Thursday, August 27, 2009

A treasured bookmark

A beautiful bookmark from a friend has set me thinking.

It makes me think about emotional memory and how we are affected by it, possibly for a life time because emotions and memories are intricately and inexorably connected. Emotional memory is the memory for events that evoke strong feelings or emotions stored in our long term memory which may or may not fade with time. We are more likely to remember emotionally charged images than neutral ones, particularly if they personally traumatic memories.

Imagine this scenario. Back in the 70s when Boat Quay was still a bustling hub for cargo and warehouses, a young child would visit her father's shipping office everyday after school. Situated just along the waterfront where a hip bistro-pub now stands, his office was like a creche where she spent a good part of the afternoon doodling, playing five-stones or paper dolls. She also loved to sit by the busy river banks listening to the whir and drone of Singapore's busiest waterways brimming with buzz and activity. She relished the sight of her father's Chinese tongkongs and sampans dotting the river with their merchandise for import and export dealings with the rest of the world.

In evening, they would be driven by the family driver back to their Chinatown home. The short journey home was usually a non-event because the little girl would be too engrossed in her paper dolls to pay particular attention to anything else..........until one day when their routine was grossly disrupted on the way home.

Three burly men accosted their car at a small lane along Upper Cross Street and forced the girl's father out. They pushed him against the wall and roughed him up while shouting in jargon only adults understood. It was only years later that she realised her father had been accused of winning over the aggressors' business. He had been a diligent and astute businessman but was often blamed for monopolizing a big slice of the industry's pie.

The little girl might have travelled along that small land a hundred times before but nothing about it struck her until that fateful day. Although she was not physically hurt, the incident has forever altered her feelings about venturing into that Upper Cross Street lane.
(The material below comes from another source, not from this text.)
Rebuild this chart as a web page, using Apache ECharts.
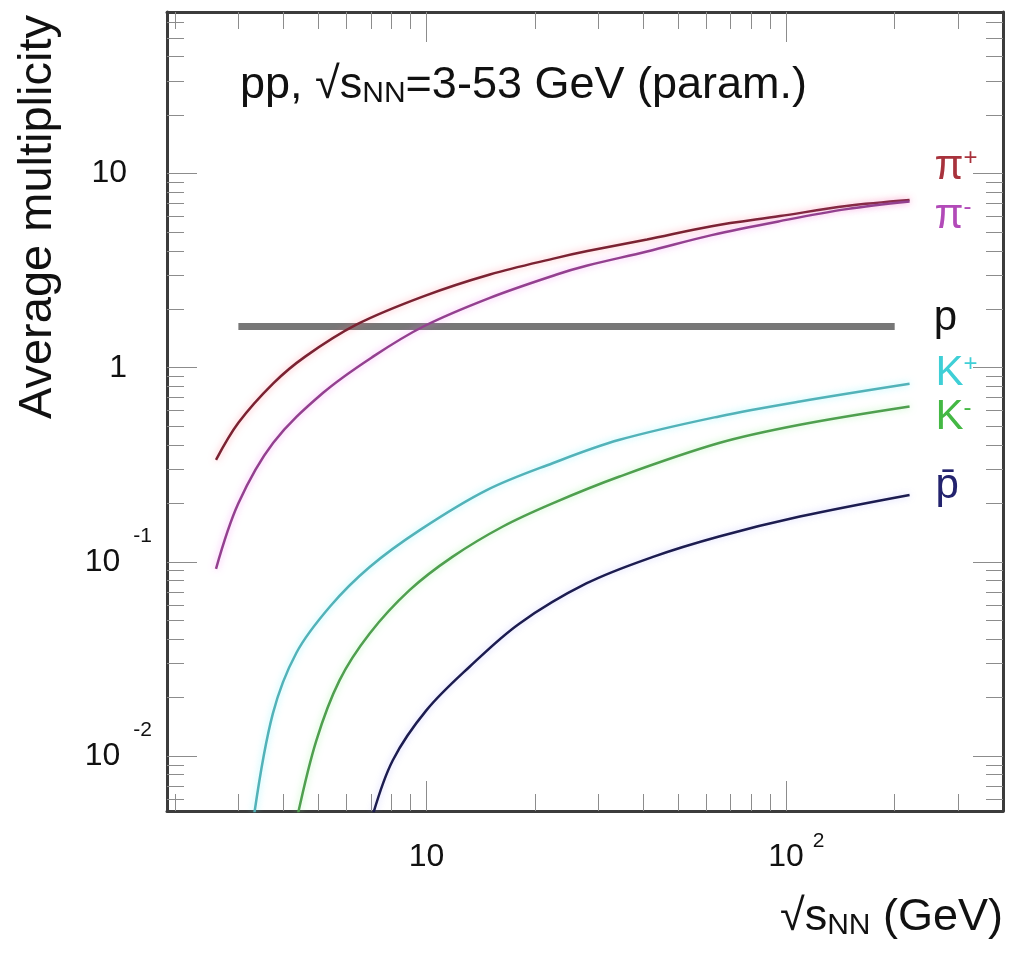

At the tender age of six, she would not have understood the implications of emotional memory but she knew that the small lane elicited an unconscious but powerful physiological reaction every time she had to go near it. She would begin to shudder involuntarily and experience an overwhelming sense of fear and helplessness especially at the spot where her father was attacked.

Permanently etched onto her memory, she can recall in vivid detail every expression and nuance uttered by the aggressors, the way her father was pushed around and the fear spreading across his face when he realised what was happening. Now, some decades later she can still recall the patch of fungi growth on the wall where he was left crouching against.

Emotional memory also refers to how an object, event or person can make us feel by triggering an existing memory that has emotional significance. I have a particular fondness for iced-coffee because it signifies my 'coming-of-age'. Due to its high caffeine content, my mother had always forbidden us from drinking coffee. However, she relented somewhat when I was in junior college as I was clocking in eight to nine hours at school and needed the extra boost particularly for afternoon lectures. The first time I bought a packet of iced-coffee from the vending machine, I felt so grown up. Since then, iced-coffee has become my 'comfort beverage' when I am down or in need of a spritz of energy!

So what are our emotional memories? Are they happy ones, 'spritzy' ones or are there past hurts, disappointments and shame locked deep within the recesses of our subconsciousness? The little girl is not me but I have my fair share of strong emotional memories and the harrowing experiences of being trapped by things that happened in the past. Should we leave them to ferment and dredge up all kinds of psychological reactions or should we scrub the decks of our emotional memory and leave them in God's good hands?

I don't think my friend knows the impact a simple bookmark she picked up from church has on my reflections but this is just the way God works.......... through trivial everyday matters. While the bookmark has an aesthetic drawing of Christ's profile, the beauty I could see is not only in its illustration but in a precious prayer it bears:

Lord, through the power of the Holy Spirit, guide me to go back into my memory as I sleep. I ask you to heal every hurt that has ever been done to me. I ask you to heal every hurt that I have caused to another person. For all the relationships that have been damaged in my whole life that I am not aware of, I ask you to heal those relationships. Lord, if there is anything I need to do or I need to go to a person because they are still suffering from my hand, bring to my awareness that person. I choose to forgive and I ask to be forgiven. Remove whatever bitterness may be in my heart, Lord and fill the empty spaces with your love. Amen.

With faith and confidence, we should have the courage to walk through the small lane again.

2 comments:

International Dateline said...

Your description was so rich, I felt like I was right there on Boat Quay with you many years ago -- even though you say it wasn't you!

OK, caffein, being grown up, cuppa mocha... I'm beginning to connect the dots. :-)

Cuppa Mocha said...

Hi Pat,

Oh yes, I used to hang around grandad's Boat Quay office in those days too (ya, I'd told you about it....that's how the river scene is very familiar to me!) and knew the girl whose dad's company was 2 blocks down the road.

She lives in Boston now but the last time we caught up (5 years ago), she shared that she still shudders at the memory of the incident. Young kids shouldn't have to witness the brutality of the adult world, really.